• Aim: Take the material below and retype it in full; pictures are left out.

[start Provided material]

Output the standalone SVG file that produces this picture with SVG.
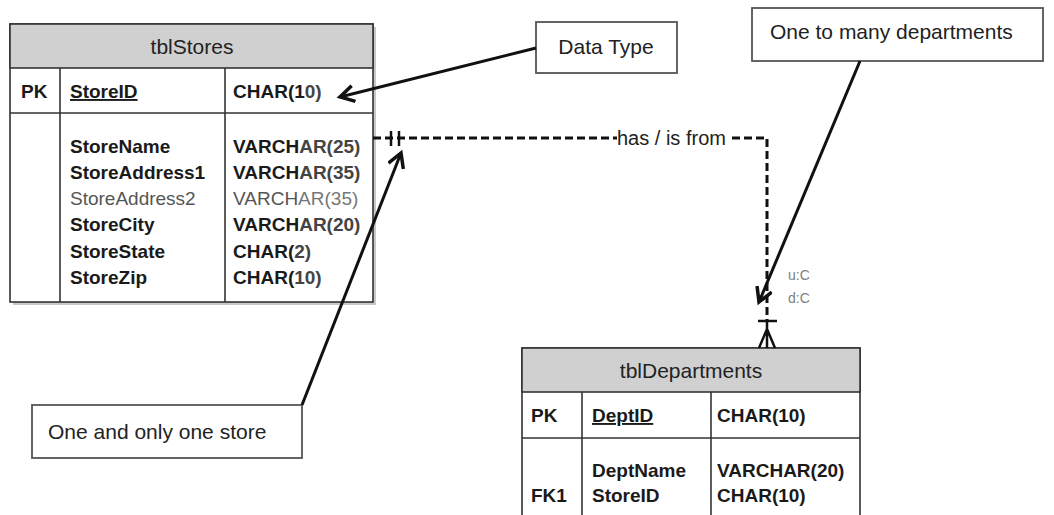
<svg xmlns="http://www.w3.org/2000/svg" width="1054" height="515" viewBox="0 0 1054 515">
<style>
.frame{fill:#ffffff;stroke:#333333;stroke-width:1.6}
.hdr{fill:#d0d0d0;stroke:#333333;stroke-width:1.6}
.sep{stroke:#333333;stroke-width:1.6;fill:none}
.shadow{fill:#c8c8c8}
.title{font-family:"Liberation Sans",Arial,sans-serif;font-size:21px;fill:#222222;text-anchor:middle}
.f{font-family:"Liberation Sans",Arial,sans-serif;font-size:19px;font-weight:bold;fill:#1a1a1a}
.fl{font-family:"Liberation Sans",Arial,sans-serif;font-size:19px;fill:#555555}
.lt{fill:#444444}
.box{fill:#ffffff;stroke:#555555;stroke-width:1.8}
.note{font-family:"Liberation Sans",Arial,sans-serif;font-size:21px;fill:#222222}
.rel{stroke:#111111;stroke-width:3;fill:none;stroke-dasharray:8 4}
.solid{stroke:#111111;stroke-width:2.5;fill:none}
.arrow{stroke:#111111;stroke-width:3;fill:none;marker-end:url(#ah)}
.card{font-family:"Liberation Sans",Arial,sans-serif;font-size:14px;fill:#808080}
.lbl{font-family:"Liberation Sans",Arial,sans-serif;font-size:20px;fill:#222222}
</style>
<defs>
<marker id="ah" markerUnits="userSpaceOnUse" markerWidth="20" markerHeight="20" refX="15" refY="9" orient="auto">
<path d="M1,1 L15,9 L1,17" fill="none" stroke="#111111" stroke-width="3.5" stroke-linejoin="miter"/>
</marker>
</defs>
<rect width="1054" height="515" fill="#ffffff"/>

<g id="tblStores">
<rect class="shadow" x="13" y="27" width="363" height="278"/>
<rect class="frame" x="10" y="24" width="363" height="278"/>
<rect class="hdr" x="10" y="24" width="363" height="44"/>
<line class="sep" x1="10" y1="113" x2="373" y2="113"/>
<line class="sep" x1="60" y1="68" x2="60" y2="302"/>
<line class="sep" x1="225" y1="68" x2="225" y2="302"/>
<text class="title" x="192" y="54">tblStores</text>
<text class="f" x="21" y="98">PK</text>
<text class="f" x="70" y="98" text-decoration="underline">StoreID</text>
<text class="f" x="233" y="98">CHAR(1<tspan class="lt">0)</tspan></text>
<text class="f" x="70" y="153">StoreName</text>
<text class="f" x="70" y="179">StoreAddress1</text>
<text class="fl" x="70" y="205">StoreAddress2</text>
<text class="f" x="70" y="231">StoreCity</text>
<text class="f" x="70" y="258">StoreState</text>
<text class="f" x="70" y="284">StoreZip</text>
<text class="f" x="233" y="153">VARCH<tspan class="lt">AR(25)</tspan></text>
<text class="f" x="233" y="179">VARCH<tspan class="lt">AR(35)</tspan></text>
<text class="fl" x="233" y="205">VARCH<tspan fill="#777777">AR(35)</tspan></text>
<text class="f" x="233" y="231">VARCH<tspan class="lt">AR(20)</tspan></text>
<text class="f" x="233" y="258">CHAR(<tspan class="lt">2)</tspan></text>
<text class="f" x="233" y="284">CHAR(<tspan class="lt">10)</tspan></text>
</g>

<g id="tblDepartments">
<rect class="frame" x="522" y="348" width="338" height="180"/>
<rect class="hdr" x="522" y="348" width="338" height="44"/>
<line class="sep" x1="522" y1="438" x2="860" y2="438"/>
<line class="sep" x1="582" y1="392" x2="582" y2="520"/>
<line class="sep" x1="711" y1="392" x2="711" y2="520"/>
<text class="title" x="691" y="378">tblDepartments</text>
<text class="f" x="531" y="422">PK</text>
<text class="f" x="592" y="422" text-decoration="underline">DeptID</text>
<text class="f" x="717" y="422">CHAR(10)</text>
<text class="f" x="592" y="477">DeptName</text>
<text class="f" x="531" y="502">FK1</text>
<text class="f" x="592" y="502">StoreID</text>
<text class="f" x="717" y="477">VARCHAR(20)</text>
<text class="f" x="717" y="502">CHAR(10)</text>
</g>

<g id="note-datatype">
<rect class="box" x="536" y="22" width="141" height="51"/>
<text class="note" x="606" y="54" text-anchor="middle">Data Type</text>
</g>

<g id="note-onetomany">
<rect class="box" x="752" y="8" width="291" height="53"/>
<text class="note" x="770" y="39">One to many departments</text>
</g>

<g id="note-oneandonly">
<rect class="box" x="32" y="405" width="270" height="53"/>
<text class="note" x="48" y="439">One and only one store</text>
</g>

<g id="connectors">
<path class="rel" d="M373,138 H617"/>
<path class="rel" d="M732,138 H767 V321"/>
<line class="solid" x1="391" y1="131" x2="391" y2="146"/>
<line class="solid" x1="399" y1="131" x2="399" y2="146"/>
<text class="lbl" x="617" y="145">has / is from</text>
<line class="solid" x1="758" y1="321" x2="777" y2="321"/>
<path class="solid" d="M767,321 V348 M767,329 L759,348 M767,329 L775,348"/>
<text class="card" x="788" y="280">u:C</text>
<text class="card" x="788" y="303">d:C</text>
<line class="arrow" x1="536" y1="48" x2="340" y2="97"/>
<line class="arrow" x1="860" y1="61" x2="759" y2="302"/>
<line class="arrow" x1="302" y1="405" x2="401" y2="153"/>
</g>
</svg>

[end Provided material]

• Solved exercise:
Output the standalone SVG file that produces this picture with SVG.
<svg xmlns="http://www.w3.org/2000/svg" width="1054" height="515" viewBox="0 0 1054 515">
<style>
.frame{fill:#ffffff;stroke:#333333;stroke-width:1.6}
.hdr{fill:#d0d0d0;stroke:#333333;stroke-width:1.6}
.sep{stroke:#333333;stroke-width:1.6;fill:none}
.shadow{fill:#c8c8c8}
.title{font-family:"Liberation Sans",Arial,sans-serif;font-size:21px;fill:#222222;text-anchor:middle}
.f{font-family:"Liberation Sans",Arial,sans-serif;font-size:19px;font-weight:bold;fill:#1a1a1a}
.fl{font-family:"Liberation Sans",Arial,sans-serif;font-size:19px;fill:#555555}
.lt{fill:#444444}
.box{fill:#ffffff;stroke:#555555;stroke-width:1.8}
.note{font-family:"Liberation Sans",Arial,sans-serif;font-size:21px;fill:#222222}
.rel{stroke:#111111;stroke-width:3;fill:none;stroke-dasharray:8 4}
.solid{stroke:#111111;stroke-width:2.5;fill:none}
.arrow{stroke:#111111;stroke-width:3;fill:none;marker-end:url(#ah)}
.card{font-family:"Liberation Sans",Arial,sans-serif;font-size:14px;fill:#808080}
.lbl{font-family:"Liberation Sans",Arial,sans-serif;font-size:20px;fill:#222222}
</style>
<defs>
<marker id="ah" markerUnits="userSpaceOnUse" markerWidth="20" markerHeight="20" refX="15" refY="9" orient="auto">
<path d="M1,1 L15,9 L1,17" fill="none" stroke="#111111" stroke-width="3.5" stroke-linejoin="miter"/>
</marker>
</defs>
<rect width="1054" height="515" fill="#ffffff"/>

<g id="tblStores">
<rect class="shadow" x="13" y="27" width="363" height="278"/>
<rect class="frame" x="10" y="24" width="363" height="278"/>
<rect class="hdr" x="10" y="24" width="363" height="44"/>
<line class="sep" x1="10" y1="113" x2="373" y2="113"/>
<line class="sep" x1="60" y1="68" x2="60" y2="302"/>
<line class="sep" x1="225" y1="68" x2="225" y2="302"/>
<text class="title" x="192" y="54">tblStores</text>
<text class="f" x="21" y="98">PK</text>
<text class="f" x="70" y="98" text-decoration="underline">StoreID</text>
<text class="f" x="233" y="98">CHAR(1<tspan class="lt">0)</tspan></text>
<text class="f" x="70" y="153">StoreName</text>
<text class="f" x="70" y="179">StoreAddress1</text>
<text class="fl" x="70" y="205">StoreAddress2</text>
<text class="f" x="70" y="231">StoreCity</text>
<text class="f" x="70" y="258">StoreState</text>
<text class="f" x="70" y="284">StoreZip</text>
<text class="f" x="233" y="153">VARCH<tspan class="lt">AR(25)</tspan></text>
<text class="f" x="233" y="179">VARCH<tspan class="lt">AR(35)</tspan></text>
<text class="fl" x="233" y="205">VARCH<tspan fill="#777777">AR(35)</tspan></text>
<text class="f" x="233" y="231">VARCH<tspan class="lt">AR(20)</tspan></text>
<text class="f" x="233" y="258">CHAR(<tspan class="lt">2)</tspan></text>
<text class="f" x="233" y="284">CHAR(<tspan class="lt">10)</tspan></text>
</g>

<g id="tblDepartments">
<rect class="frame" x="522" y="348" width="338" height="180"/>
<rect class="hdr" x="522" y="348" width="338" height="44"/>
<line class="sep" x1="522" y1="438" x2="860" y2="438"/>
<line class="sep" x1="582" y1="392" x2="582" y2="520"/>
<line class="sep" x1="711" y1="392" x2="711" y2="520"/>
<text class="title" x="691" y="378">tblDepartments</text>
<text class="f" x="531" y="422">PK</text>
<text class="f" x="592" y="422" text-decoration="underline">DeptID</text>
<text class="f" x="717" y="422">CHAR(10)</text>
<text class="f" x="592" y="477">DeptName</text>
<text class="f" x="531" y="502">FK1</text>
<text class="f" x="592" y="502">StoreID</text>
<text class="f" x="717" y="477">VARCHAR(20)</text>
<text class="f" x="717" y="502">CHAR(10)</text>
</g>

<g id="note-datatype">
<rect class="box" x="536" y="22" width="141" height="51"/>
<text class="note" x="606" y="54" text-anchor="middle">Data Type</text>
</g>

<g id="note-onetomany">
<rect class="box" x="752" y="8" width="291" height="53"/>
<text class="note" x="770" y="39">One to many departments</text>
</g>

<g id="note-oneandonly">
<rect class="box" x="32" y="405" width="270" height="53"/>
<text class="note" x="48" y="439">One and only one store</text>
</g>

<g id="connectors">
<path class="rel" d="M373,138 H617"/>
<path class="rel" d="M732,138 H767 V321"/>
<line class="solid" x1="391" y1="131" x2="391" y2="146"/>
<line class="solid" x1="399" y1="131" x2="399" y2="146"/>
<text class="lbl" x="617" y="145">has / is from</text>
<line class="solid" x1="758" y1="321" x2="777" y2="321"/>
<path class="solid" d="M767,321 V348 M767,329 L759,348 M767,329 L775,348"/>
<text class="card" x="788" y="280">u:C</text>
<text class="card" x="788" y="303">d:C</text>
<line class="arrow" x1="536" y1="48" x2="340" y2="97"/>
<line class="arrow" x1="860" y1="61" x2="759" y2="302"/>
<line class="arrow" x1="302" y1="405" x2="401" y2="153"/>
</g>
</svg>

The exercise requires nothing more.